By Bonny Ibhawoh,

Here is an inspiring and truly heart-warming story that captures the resilience of the human spirit and the power of human imagination. Eşref Armağan is a Turkish painter, who, in spite of the challenge of being blind from birth, has produced realistic and beautiful images of a world he has never seen. Most people with the gift of sight who see the world around them daily can hardly produce the images Eşref produces.

There are many insights that Eşref’s exceptional abilities provide us. Physiologists say that it demonstrates for the first time that a blind person can develop on his or her own pictorial skills the equal of most depiction by the sighted. For me, Eşref vindicates my belief in the power of questioning. As a former teacher once told me, there are only two kinds of people that are incapable of learning – the arrogant and the shy- those who either will not or cannot ask questions.

Eşref Armağan’s story is a reminder that we must never cease to question – our beliefs, our convictions, our prejudices, our fears, our teachers, our leaders and our world. For those of us privileged to be teachers and educators, it is a reminder that we must never tire of providing answers and guidiance to those who question in the search for knowledge.

Below is a tribute to the artist and a link to Eşref Armağan’s Website.


Making the impossible possible

A painter blind from birth shows us there’s many ways to learn, but are you asking enough questions?

There are many different ways to learn and make sense of the world around us, says Jorrit van der Togt, VP Learning and Organisational Effectiveness in Projects & Technology (Shell). The trick is to keep asking questions and not to stop until you’ve found all the answers.

I recently went to a presentation by Eşref Armağan, a Turkish painter who’s been blind from birth.

Blind? Painter? Surely, that’s some kind of trick? Not a bit of it. My initial scepticism turned to awe in just under five minutes when I saw him at work in front of 500 people.

You see, Eşref has a special gift. Through stubborn persistence and a unique genius, he’s learned to trace lines with one hand and paint with the other – both at the same time.

This ability – crafted through endless questioning and feedback – has won him widespread recognition and exhibitions in Turkey, New York, Shanghai, Italy, Rotterdam and the Czech Republic.

What struck me most was that Eşref started, like you and me, with an intriguing question and an insatiable curiosity to make sense of the world around him.

We all embark on learning and development programmes to ensure we have the right skills for the business to deliver on its plan and benefit our customer base. This model differs from individual to individual. As Eşref’s story proves, there are many ways to learn and – even if we are weak in one particular area – there are plenty of other ways to make a connection….

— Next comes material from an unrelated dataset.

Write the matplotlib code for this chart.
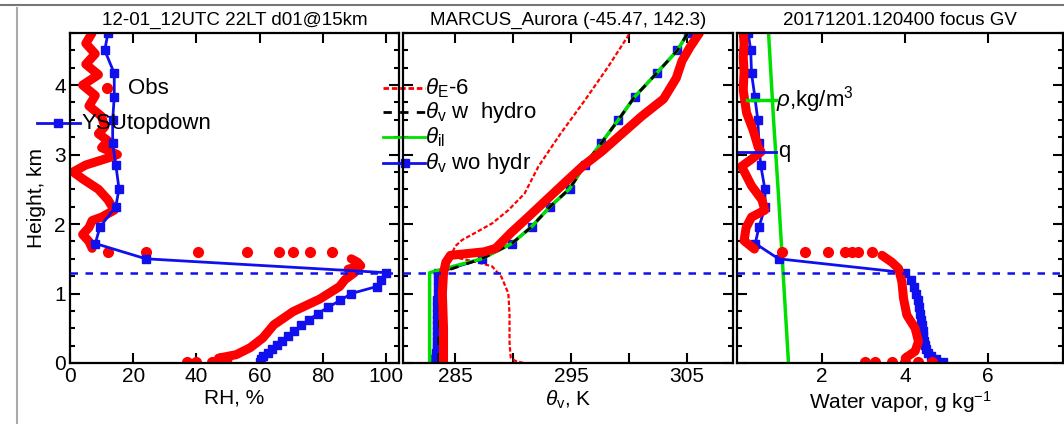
import numpy as np
import matplotlib
matplotlib.use('Agg')
import matplotlib.pyplot as plt
from matplotlib.lines import Line2D
from matplotlib.ticker import MultipleLocator

plt.rcParams['font.family'] = ['Liberation Sans', 'DejaVu Sans']
plt.rcParams['mathtext.fontset'] = 'custom'
plt.rcParams['mathtext.rm'] = 'Liberation Sans'
plt.rcParams['mathtext.it'] = 'Liberation Sans:italic'

# model levels (km)
lev = [0.02, 0.06, 0.1, 0.15, 0.2, 0.26, 0.32, 0.39, 0.46, 0.54, 0.62, 0.71, 0.8, 0.9,
       1.0, 1.1, 1.2, 1.3, 1.5, 1.72, 1.96, 2.25, 2.51, 2.85, 3.16, 3.5, 3.83, 4.17, 4.5, 4.75]

# panel 1: RH
rh_mod = [60, 60.5, 61, 62.5, 64, 65.5, 67, 69, 71, 73, 75.5, 78.5, 81.5, 85.5,
          89, 97, 98.5, 100, 24, 8, 9.5, 14.5, 15.5, 14.5, 13.5, 13.5, 14, 14, 11, 12]
# obs below the inversion
rh_lo_h = [0.05, 0.07, 0.12, 0.22, 0.36, 0.55, 0.74, 0.92, 1.1, 1.2, 1.3, 1.35, 1.4, 1.45, 1.5]
rh_lo = [50, 47, 52.6, 57, 61, 64.5, 70.6, 79, 85.3, 87, 90, 88, 92, 91, 89]
# obs above the inversion
rh_up_h = [1.65, 1.75, 1.85, 1.95, 2.05, 2.1, 2.2, 2.35, 2.5, 2.65, 2.75, 2.85, 2.95, 3.0, 3.1,
           3.2, 3.3, 3.4, 3.55, 3.7, 3.85, 4.0, 4.15, 4.3, 4.45, 4.6, 4.75]
rh_up = [7, 6, 4, 6, 7, 10, 14, 12, 9, 4, 1, 5, 12, 15, 10,
         12, 9, 11, 10, 6, 8, 4, 9, 5, 8, 5, 7]
rh_dots_h = [1.6, 1.6, 1.6, 1.6, 1.6, 1.6, 1.6, 1.6, 0.02, 0.02, 0.02, 0.02]
rh_dots = [12, 24, 40.5, 56, 66, 70.5, 76, 83, 37, 40, 45, 48]

# panel 2: theta
thv_mod = [283.3, 283.3, 283.35, 283.35, 283.4, 283.4, 283.4, 283.4, 283.4, 283.4, 283.45, 283.45,
           283.45, 283.45, 283.5, 283.5, 283.5, 283.5, 287.3, 289.9, 291.6, 293.2, 294.9, 296.2,
           297.6, 299.1, 300.5, 302.4, 304.2, 305.1]
thv_hyd = [283.6, 283.6, 283.6, 283.6, 283.6, 283.6, 283.6, 283.6, 283.65, 283.65, 283.65, 283.65,
           283.7, 283.7, 283.7, 283.7, 283.7, 283.7, 287.3, 289.9, 291.6, 293.2, 294.9, 296.2,
           297.6, 299.1, 300.5, 302.4, 304.2, 305.1]
thil = [282.8, 282.8, 282.8, 282.8, 282.8, 282.8, 282.8, 282.8, 282.8, 282.8, 282.8, 282.8,
        282.8, 282.8, 282.8, 282.8, 282.8, 282.8, 287.3, 289.9, 291.6, 293.2, 294.9, 296.2,
        297.6, 299.1, 300.5, 302.4, 304.2, 305.1]
thv_obs_h = [0.0, 0.5, 1.0, 1.3, 1.45, 1.55, 1.6, 1.65, 1.87, 2.1, 2.35, 2.6, 2.83, 3.05, 3.3,
             3.55, 3.8, 4.1, 4.35, 4.55, 4.75]
thv_obs = [284.0, 284.0, 283.9, 284.0, 284.2, 284.6, 287.5, 288.5, 289.8, 291.3, 292.9, 294.5,
           296.0, 297.7, 299.4, 301.1, 303.0, 304.1, 304.6, 305.3, 306.1]
the_h = [0.0, 0.03, 0.08, 0.3, 0.7, 1.0, 1.24, 1.39, 1.46, 1.51, 1.6, 1.68, 1.77, 1.87, 2.01,
         2.2, 2.44, 2.83, 3.3, 3.78, 4.26, 4.75]
the6 = [290.9, 290.2, 289.8, 289.7, 289.7, 289.6, 289.0, 288.2, 286.7, 285.3, 284.8, 285.0, 285.6,
        286.7, 288.2, 289.6, 291.0, 292.2, 294.1, 296.2, 298.2, 300.1]

# panel 3: water vapor
q_mod = [4.9, 4.75, 4.62, 4.55, 4.5, 4.48, 4.46, 4.44, 4.42, 4.4, 4.38, 4.36, 4.34, 4.3,
         4.26, 4.22, 4.15, 4.0, 0.95, 0.39, 0.48, 0.63, 0.62, 0.52, 0.48, 0.45, 0.38, 0.3, 0.28, 0.22]
q_lo_h = [0.07, 0.17, 0.31, 0.5, 0.69, 0.93, 1.17, 1.36, 1.45, 1.55]
q_lo = [4.0, 4.24, 4.32, 4.24, 4.04, 3.96, 3.92, 3.84, 3.68, 3.44]
q_up_h = [1.64, 1.76, 1.95, 2.1, 2.2, 2.35, 2.55, 2.83, 2.92, 3.04, 3.11, 3.35, 3.6, 3.93,
          4.2, 4.4, 4.6, 4.75]
q_up = [0.37, 0.12, 0.17, 0.3, 0.62, 0.55, 0.3, 0.06, 0.27, 0.53, 0.46, 0.34, 0.18, 0.1,
        0.12, 0.1, 0.12, 0.1]
q_dots_h = [1.6, 1.6, 1.6, 1.6, 1.6, 1.6, 1.6, 0.02, 0.02, 0.02, 0.02, 0.02, 0.02]
q_dots = [1.03, 1.59, 2.15, 2.55, 2.72, 2.87, 3.2, 3.04, 3.28, 3.68, 4.0, 4.3, 4.64]
rho_h = [0, 1.3, 2.5, 3.5, 4.75]
rho = [1.19, 1.06, 0.94, 0.83, 0.71]

pbl = 1.3
W, H = 1064, 424
fig = plt.figure(figsize=(W / 100, H / 100), dpi=100)


def box(l, r):
    return [l / W, 1 - 363 / H, (r - l) / W, 330 / H]


ax1 = fig.add_axes(box(70, 399))
ax2 = fig.add_axes(box(403, 733))
ax3 = fig.add_axes(box(737, 1063))

red = '#ff0000'
blue = '#1010ee'
green = '#00e000'
thick = dict(color=red, lw=6.5, solid_capstyle='round', solid_joinstyle='round')

for ax in (ax1, ax2, ax3):
    ax.set_ylim(0, 4.75)
    ax.yaxis.set_major_locator(MultipleLocator(1))
    ax.yaxis.set_minor_locator(MultipleLocator(0.25))
    ax.tick_params(which='both', direction='in', top=True, right=True, width=1.5,
                   labelsize=15, pad=3)
    ax.tick_params(which='major', length=7)
    ax.tick_params(which='minor', length=3.5)
    for s in ax.spines.values():
        s.set_linewidth(1.6)
    ax.axhline(pbl, color=blue, ls=(0, (3, 3)), lw=1.8, zorder=5)
ax2.tick_params(labelleft=False)
ax3.tick_params(labelleft=False)

# panel 1
ax1.plot(rh_lo, rh_lo_h, **thick)
ax1.plot(rh_up, rh_up_h, **thick)
ax1.plot(rh_dots, rh_dots_h, 'o', color=red, ms=7, ls='none')
ax1.plot(rh_mod, lev, color=blue, lw=2, marker='s', ms=5.5)
ax1.set_xlim(0, 104.1)
ax1.set_xticks([0, 20, 40, 60, 80, 100])
ax1.set_xlabel('RH, %', fontsize=15, labelpad=2)
ax1.set_ylabel('Height, km', fontsize=15, labelpad=6)
ax1.set_title('12-01_12UTC 22LT d01@15km', fontsize=13.5, pad=6)
ax1.plot([0.112], [0.833], 'o', color=red, ms=7, transform=ax1.transAxes, clip_on=False)
ax1.text(0.175, 0.833, 'Obs', transform=ax1.transAxes, fontsize=16, va='center')
ax1.plot([-0.10, 0.03], [0.727, 0.727], color=blue, lw=2, transform=ax1.transAxes, clip_on=False)
ax1.plot([-0.035], [0.727], 's', color=blue, ms=5.5, transform=ax1.transAxes, clip_on=False)
ax1.text(0.036, 0.727, 'YSUtopdown', transform=ax1.transAxes, fontsize=16, va='center')

# panel 2
ax2.plot(the6, the_h, color=red, lw=1.6, ls=(0, (2, 1)))
ax2.plot(thv_mod, lev, color=blue, lw=2, marker='s', ms=5.5)
ax2.plot(thil, lev, color=green, lw=2.5)
ax2.plot(thv_hyd, lev, color='black', lw=2, ls=(0, (3, 3)))
ax2.plot(thv_obs, thv_obs_h, **thick)
ax2.set_xlim(280.5, 309.0)
ax2.set_xticks([285, 290, 295, 300, 305])
ax2.set_xticklabels(['285', '', '295', '', '305'])
ax2.set_xlabel(r'$\theta_{\rm v}$, K', fontsize=15, labelpad=2)
ax2.set_title('MARCUS_Aurora (-45.47, 142.3)', fontsize=13.5, pad=6)
leg2 = [(0.833, red, (0, (2, 1)), None, r'$\theta_{\rm E}$-6'),
        (0.760, 'black', (0, (3, 3)), None, r'$\theta_{\rm v}$ w  hydro'),
        (0.685, green, '-', None, r'$\theta_{\rm il}$'),
        (0.606, blue, '-', 's', r'$\theta_{\rm v}$ wo hydr')]
for yy, c, ls, mk, lab in leg2:
    ax2.add_line(Line2D([-0.06, 0.067], [yy, yy], color=c, ls=ls, lw=2, transform=ax2.transAxes,
                        clip_on=False))
    if mk:
        ax2.plot([0.005], [yy], mk, color=c, ms=5.5, transform=ax2.transAxes, clip_on=False)
    ax2.text(0.067, yy, lab, transform=ax2.transAxes, fontsize=16, va='center')

# panel 3
ax3.plot(rho, rho_h, color=green, lw=2.5)
ax3.plot(q_mod, lev, color=blue, lw=2, marker='s', ms=5.5)
ax3.plot(q_lo, q_lo_h, **thick)
ax3.plot(q_up, q_up_h, **thick)
ax3.plot(q_dots, q_dots_h, 'o', color=red, ms=7, ls='none')
ax3.set_xlim(-0.05, 7.8)
ax3.set_xticks([2, 4, 6])
ax3.set_xlabel('Water vapor, g kg$^{-1}$', fontsize=15, labelpad=2)
ax3.set_title('20171201.120400 focus GV', fontsize=13.5, pad=6)
ax3.plot([0.03, 0.12], [0.797, 0.797], color=green, lw=2.5, transform=ax3.transAxes, clip_on=False)
ax3.text(0.12, 0.797, r'$\rho$,kg/m$^3$', transform=ax3.transAxes, fontsize=16, va='center')
ax3.plot([0.0, 0.12], [0.64, 0.64], color=blue, lw=2, transform=ax3.transAxes, clip_on=False)
ax3.text(0.125, 0.64, 'q', transform=ax3.transAxes, fontsize=16, va='center')

# screenshot frame lines
fig.add_artist(Line2D([17 / W, 17 / W], [0, 1 - 8 / H], color='#aaaaaa', lw=1.5))
fig.add_artist(Line2D([0, 1], [1 - 5 / H, 1 - 5 / H], color='#777777', lw=1.5))

fig.savefig('out.png', dpi=100)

Learning should be innovative and fun. We use many modern learning techniques. Classroom work is about putting knowledge into practice, not just listening to presentations.

We aim to get our people skilled up as fast as we can. Still, it’s their engagement, their questions and their curiosity that will truly bring each class to life and help create that value.

In fact, together we can make things happen tomorrow which everyone thinks are impossible today!